Memphis preview

If Memphis' football team is to be competitive in 2010 it must field a better defense than it did in 2009. Fortunately for the Tigers, this shouldn't be hard to accomplish.

Memphis went 2-10 last season, costing head coach and former Vol Tommy West his job, largely because of a defense that gave new meaning to the word porous. The '09 Tigers ranked 117th among the 120 NCAA Football Bowl Subdivision teams against the pass (283.4 yards per game) and 96th against the run (174.1). They ranked 116th in total defense (457.5 yards per game) and 110th in scoring defense (34.8 points per game).

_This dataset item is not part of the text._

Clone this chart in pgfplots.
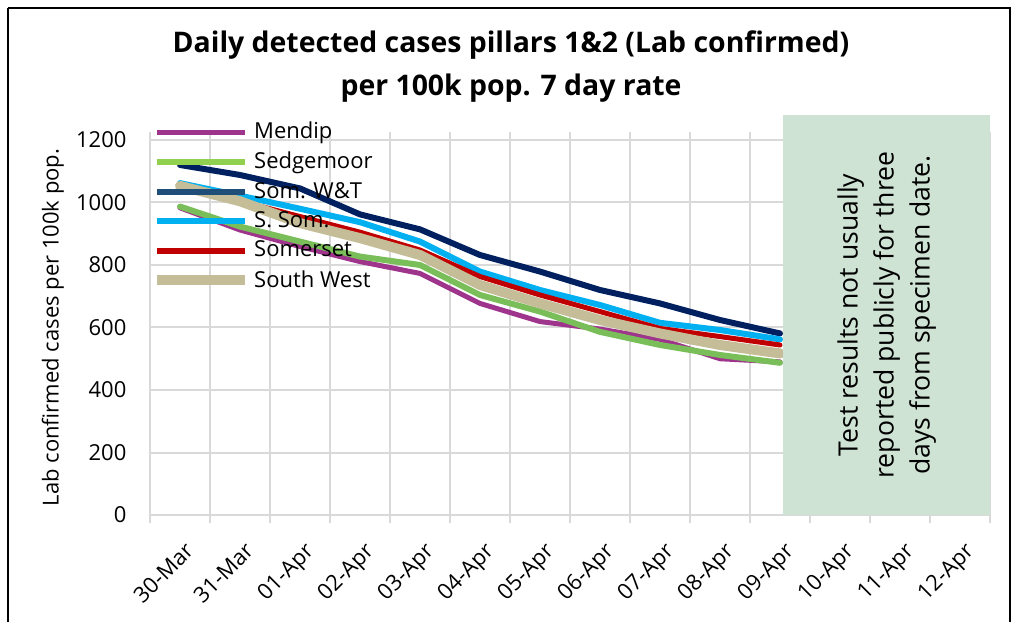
\documentclass[border=0pt]{standalone}
\usepackage{pgfplots}
\pgfplotsset{compat=1.18}
\usepackage{fontspec}
\setmainfont{Open Sans}
\definecolor{cMendip}{RGB}{158,52,140}
\definecolor{cSedge}{RGB}{122,190,90}
\definecolor{cSedgeL}{RGB}{146,208,80}
\definecolor{cSWT}{RGB}{0,32,96}
\definecolor{cSWTL}{RGB}{31,78,121}
\definecolor{cSSom}{RGB}{0,176,240}
\definecolor{cSom}{RGB}{192,0,0}
\definecolor{cSW}{RGB}{196,189,151}
\definecolor{cBox}{RGB}{207,227,212}
\definecolor{cGrid}{RGB}{217,217,217}
\begin{document}
\begin{tikzpicture}
\useasboundingbox (0,0) rectangle (508pt,310.5pt);
\draw[line width=1pt,black] (4pt,306.5pt) -- (505pt,306.5pt) -- (505pt,-5pt);
\draw[line width=1pt,black] (4pt,306.5pt) -- (4pt,-5pt);
\node[align=center,font=\fontsize{14.2pt}{21.5pt}\selectfont\bfseries] at (255.5pt,277pt)
  {Daily detected cases pillars 1\&2 (Lab confirmed)\\per 100k pop. 7 day rate};
\begin{axis}[
  at={(75pt,53pt)}, anchor=south west,
  scale only axis, width=420pt, height=187.5pt,
  xmin=-0.5, xmax=13.5, ymin=0, ymax=1200,
  clip=false,
  axis line style={cGrid, line width=1pt},
  xtick={0,...,13},
  xticklabels={30-Mar,31-Mar,01-Apr,02-Apr,03-Apr,04-Apr,05-Apr,06-Apr,07-Apr,08-Apr,09-Apr,10-Apr,11-Apr,12-Apr},
  major x tick style={draw=none},
  minor xtick={-0.5,0.5,...,13.5},
  xminorgrids=true,
  minor x tick style={cGrid, line width=1pt},
  minor tick length=4pt,
  tick align=outside,
  ytick={0,200,...,1200},
  ymajorgrids=true,
  major y tick style={draw=none},
  grid style={cGrid, line width=1pt},
  minor grid style={cGrid, line width=1pt},
  xticklabel style={rotate=45, anchor=north east, font=\fontsize{11pt}{13pt}\selectfont, xshift=-1.5pt, yshift=-4pt},
  yticklabel style={font=\fontsize{11pt}{13pt}\selectfont, xshift=-4pt},
  /pgf/number format/assume math mode=true,
  /pgf/number format/1000 sep={},
  ylabel={Lab confirmed cases per 100k pop.},
  ylabel style={font=\fontsize{11pt}{13pt}\selectfont, at={(axis description cs:-0.094,0.5)}, anchor=south},
  legend style={at={(-0.005,1.07)}, anchor=north west, draw=none, fill=none,
    font=\fontsize{11pt}{13pt}\selectfont, row sep=1.2pt,
    /tikz/every even column/.append style={column sep=0pt}},
  legend cell align=left,
  legend image code/.code={\draw[#1, line cap=butt] (0pt,0pt) -- (44pt,0pt);},
  every axis plot/.append style={line join=round, line cap=round},
]
\addplot[cMendip, line width=2.5pt, forget plot] coordinates {(0,983)(1,912)(2,859)(3,811)(4,773)(5,677)(6,619)(7,595)(8,562)(9,500)(10,490)};
\addplot[cSedge, line width=3pt, forget plot] coordinates {(0,987)(1,923)(2,875)(3,827)(4,800)(5,704)(6,651)(7,586)(8,544)(9,512)(10,487)};
\addplot[cSWT, line width=3pt, forget plot] coordinates {(0,1120)(1,1088)(2,1045)(3,962)(4,914)(5,832)(6,779)(7,720)(8,677)(9,624)(10,581)};
\addplot[cSSom, line width=3pt, forget plot] coordinates {(0,1062)(1,1022)(2,980)(3,937)(4,875)(5,779)(6,720)(7,672)(8,615)(9,592)(10,562)};
\addplot[cSom, line width=2.5pt, forget plot] coordinates {(0,1050)(1,1005)(2,955)(3,905)(4,848)(5,763)(6,704)(7,651)(8,597)(9,571)(10,544)};
\addplot[cSW, line width=5pt, forget plot] coordinates {(0,1053)(1,1004)(2,934)(3,886)(4,832)(5,736)(6,677)(7,624)(8,581)(9,544)(10,517)};
\addlegendimage{cMendip, line width=2.5pt}\addlegendentry{Mendip}
\addlegendimage{cSedgeL, line width=3pt}\addlegendentry{Sedgemoor}
\addlegendimage{cSWTL, line width=3pt}\addlegendentry{Som. W\&T}
\addlegendimage{cSSom, line width=3pt}\addlegendentry{S. Som.}
\addlegendimage{cSom, line width=3pt}\addlegendentry{Somerset}
\addlegendimage{cSW, line width=5pt}\addlegendentry{South West}
\fill[cBox] (axis cs:10.05,0) rectangle (axis cs:13.5,1280);
\node[rotate=90, align=center, font=\fontsize{13.3pt}{18pt}\selectfont] at (axis cs:11.78,640)
  {Test results not usually\\reported publicly for three\\days from specimen date.};
\end{axis}
\end{tikzpicture}
\end{document}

Only three teams in major-college football allowed more passing touchdowns than the '09 Tigers' total of 29, with Tennessee putting up six in a 56-28 romp that saw the Vols amass 566 yards of total offense.

Memphis' field-goal defense needs some work, too. Foes connected on 17 of 18 attempts last season.

The task of fixing this leaky defense falls to new head man Larry Porter, a Memphis alumnus who spent the past eight years as Les Miles' running backs coach at Oklahoma State and LSU. Porter's aides include former Alabama head man Mike DuBose, who will oversee the defensive line.

Memphis should improve on last year's 21.8 points-per-game average, even though the Tigers lost some quality weapons on offense. Missing from '09 are their top passer (Will Hudgens with 1,544 yards), their top rusher (Curtis Steele with 1,239 yards) and their top two receivers (Duke Calhoun with 923 yards, Carlos Singleton with 507).

All five starters from the 2009 offensive line return, led by center Brad Paul, who played an impressive 756 snaps last season. Tackles Ronald Leary and Tommy Walker, guards Dominik Riley and Joel McLeod also will be back for another go-around.

The loss of Hudgens should be no big deal. Redshirt sophomore Tyler Bass played exceptionally well in four 2009 starts, completing 53 of 81 passes for 673 yards before suffering a season-ending shoulder injury. He is being challenged, however, by true freshman Ryan Williams, who connected on 15 of 17 passes for 186 yards in the spring game.

The leading candidate to replace Steele is sophomore Marcus Hightower. He gained 34 yards on five carries as a freshman last fall and rushed 18 times for 49 yards in the spring game.

Filling the voids left by Calhoun and Singleton, who rank 1-2 on the Tigers' all-time career receptions list, may be difficult. The best bets are Marcus Rucker (18 catches for 241 yards) and Cam Baker (20 for 149). The return of senior tight end Deven Onarheim (9 catches, 82 yards last fall) could help ease the loss of Calhoun and Singleton a bit.

The defense returns seven starters from 2009, which may or may not be a good thing, considering how inept the '09 stop unit was. Best of the returnees are linemen Frank Trotter (36 tackles) and Dontari Poe (27 stops, 7 tackles for loss), linebackers Jamon Hughes (87 stops) and Winston Browens (58), defensive backs Dariuis Davis (54 stops, 5 pass breakups) and D.A. Griffin (42 stops, 6 PBU).

Special-teams standout Matt Reagan will be missed after averaging 45.5 yards per punt and making 11 of 16 field-goal tries last fall. On a positive note, Marcus Hightower is back after averaging 22.3 yards on kickoff returns last season.

If Porter can plug a few of the holes in the defense, Memphis should be better than last fall. Even so, the Tigers probably are looking at a record in the 4-8/5-7 range.